About pages are where visitors look for “Do I feel good about hiring this company?” We keep these pages human and specific.

Our focus is usually:

  • Who runs the business
  • What you believe in
  • Why you started
  • How you work and what makes you different
  • Proof points like experience, certifications, or local knowledge

We do not treat the About page like a second homepage. It is not for a keyword list. It is for trust and credibility.

Blog content: support the service pages, not replace them

A blog can help your site earn attention and answer questions, but it should support the lead generation goal.

Here is how we think about blog content:

  • Write posts that answer real questions your buyers ask before hiring.
  • Use the blog to point back to the right service page.
  • Keep your service pages as the “most complete” pages for the service.

If the blog post starts to feel like a substitute for the service page, we adjust. Service pages should do the heavy lifting for conversions.

On-page optimization: focus on the main elements first

We do optimize. But we optimize in a way that makes sense. We focus on the main elements of a page because they tell search engines what the page is about quickly.

Our main on-page optimization elements are:

  • URL
  • Titles
  • Headings and subheadings
  • Internal links
  • Media (images and other assets)

Then we write everything between those sections for humans.

Some tools push hard on things like “keyword density.” We do not build our strategy on chasing that kind of number. In our view, it often leads to over-optimization and pages that feel awkward to read.

Instead, we keep primary page sections clear for bots, and we keep the body text useful for people.

Why this approach works: marketing beats keyword chasing

Ranking matters, but ranking is only step one. After someone lands on your page, they need to understand you fast and then take the next action.

That is copywriting and marketing. It is sales thinking. It is knowing what your customer needs in order to decide.

So we build pages like this:

  • Service pages remove confusion by explaining the offer in full.
  • Location pages reduce friction by telling visitors they are in the right place and making it simple to contact you.
  • Homepage sets the context for the brand and directs visitors to what they need.
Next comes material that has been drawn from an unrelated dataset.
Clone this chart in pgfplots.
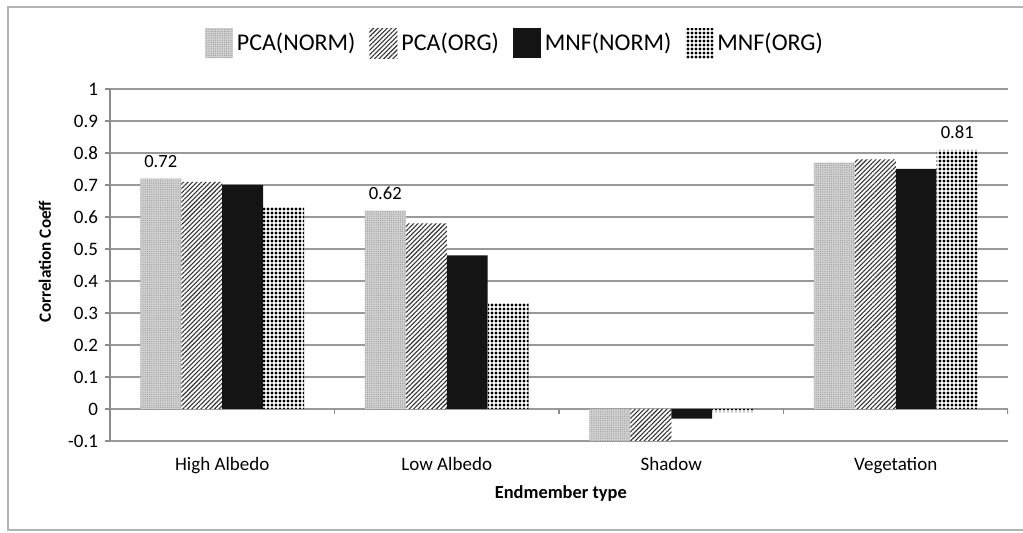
\documentclass[border=0pt]{standalone}
\usepackage{fontspec}
\setmainfont{Carlito}
\usepackage{pgfplots}
\usepackage{pgfplotstable}
\pgfplotsset{compat=1.18}
\usetikzlibrary{patterns.meta}

% x: 0 High Albedo, 1 Low Albedo, 2 Shadow, 3 Vegetation
\pgfplotstableread{
x pcan pcao mnfn mnfo labn labo
0 0.72 0.71 0.70 0.63 0.72 {}
1 0.62 0.58 0.48 0.33 0.62 {}
2 -0.10 -0.10 -0.03 -0.01 {} {}
3 0.77 0.78 0.75 0.81 {} 0.81
}\corr

\begin{document}
\begin{tikzpicture}
\useasboundingbox (-55pt,-46pt) rectangle (456.5pt,220.5pt);
\draw[black!30, line width=1pt] (-51pt,-44.5pt) rectangle (480pt,217pt);
\begin{axis}[
  at={(0pt,0pt)}, anchor=south west,
  scale only axis, width=449pt, height=176pt,
  xmin=-0.5, xmax=3.5, ymin=-0.1, ymax=1,
  ybar=0pt, bar width=0.1826,
  font=\fontsize{9.5}{11}\selectfont,
  /pgf/number format/assume math mode=true,
  /pgf/number format/fixed, /pgf/number format/precision=1,
  ytick={-0.1,0,0.1,0.2,0.3,0.4,0.5,0.6,0.7,0.8,0.9,1},
  xtick={0,1,2,3},
  xticklabels={High Albedo, Low Albedo, Shadow, Vegetation},
  x axis line style={draw=none},
  y axis line style={black!45, line width=0.75pt},
  axis x line*=bottom, axis y line*=left,
  xtick style={draw=none},
  major tick length=2.5pt, tick align=outside,
  ytick style={black!45, line width=0.75pt},
  ymajorgrids, grid style={black!40, line width=0.75pt},
  xticklabel style={anchor=base, yshift=-12.5pt},
  xlabel={\textbf{Endmember type}},
  ylabel={\textbf{Correlation Coeff}},
  xlabel style={at={(axis description cs:0.502,0)}, anchor=center, yshift=-26pt, font=\fontsize{9.2}{11}\selectfont},
  ylabel style={at={(axis description cs:-0.0724,0.51)}, anchor=center, font=\fontsize{8.6}{10}\selectfont},
  legend columns=-1,
  legend style={at={(axis description cs:0.452,1.13)}, anchor=center, draw=none, fill=none,
    font=\fontsize{12}{14}\selectfont, inner sep=0pt,
    /tikz/every even column/.append style={column sep=5pt}},
  legend image code/.code={\draw[#1, draw=none] (0pt,-7.5pt) rectangle (14pt,7.5pt);},
  nodes near coords style={font=\fontsize{9.3}{11}\selectfont, yshift=2pt, /pgf/number format/assume math mode=true},
]
\addplot[draw=none, fill=black!18, postaction={pattern={Dots[distance=1.1pt, radius=0.3pt]}, pattern color=black!40},
  point meta=explicit symbolic, nodes near coords] table[x=x, y=pcan, meta=labn] {\corr};
\addplot[draw=none, fill=white, postaction={pattern={Lines[angle=45, distance=1.6pt, line width=0.55pt]}, pattern color=black!80}]
  table[x=x, y=pcao] {\corr};
\addplot[draw=none, fill=black!92] table[x=x, y=mnfn] {\corr};
\addplot[draw=none, fill=white, postaction={pattern={Dots[distance=2pt, radius=0.82pt]}, pattern color=black},
  point meta=explicit symbolic, nodes near coords] table[x=x, y=mnfo, meta=labo] {\corr};
\legend{PCA(NORM), PCA(ORG), MNF(NORM), MNF(ORG)}
\pgfplotsinvokeforeach{-0.5,0.5,1.5,2.5,3.5}{
  \draw[black!45, line width=0.75pt] (axis cs:#1,0) -- ++(0pt,-2.5pt);
}
\end{axis}
\end{tikzpicture}
\end{document}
When the site feels clear, leads usually follow.

Quick checklist: what to write for each page type

Homepage

  • Who we are
  • What we do
  • Where we do it

Service pages (one per service)

  • What the service is
  • How it is delivered
  • What to expect
  • Timeline
  • Average costs or pricing guidance
  • FAQs
  • Clear conversion call to action

Location pages (one per city or town)

  • Quick confirmation of who you are
  • How to contact or request contact
  • Linked list of services available at that location

About page

  • Trust and story
  • Experience and process
  • Why you are the right choice

Blog

  • Answer customer questions
  • Support service pages with internal links
  • Keep blog posts from replacing the main conversion pages

FAQ

How many service pages should a lead generation site have?

We recommend one page for each product or service the company provides. Not 15 versions of the same service page, and not 30 pages that overlap heavily.

Should we write a long service description on every city location page?

No. Location pages should be lean. Use a linked service list that points visitors to the main service pages where the full explanation lives.

What should the homepage include?

The homepage should focus on the brand: who you are, what you do, and where you do it. Keep it broad and use it to guide visitors to the right pages.

Do we need separate pages for each location and each service?

Usually, no. Instead, use one service page per service and one location page per city, then connect them with internal links.

How do we balance SEO optimization and writing for humans?

We optimize the main page elements (URL, titles, headings, internal links, and media) for search engines, then write the rest of the page for people so they understand the offer and feel ready to contact you.

What role should the blog play on a lead gen website?

The blog should help answer questions and support your service pages. It should not replace the service pages that do the heavy lifting for conversions.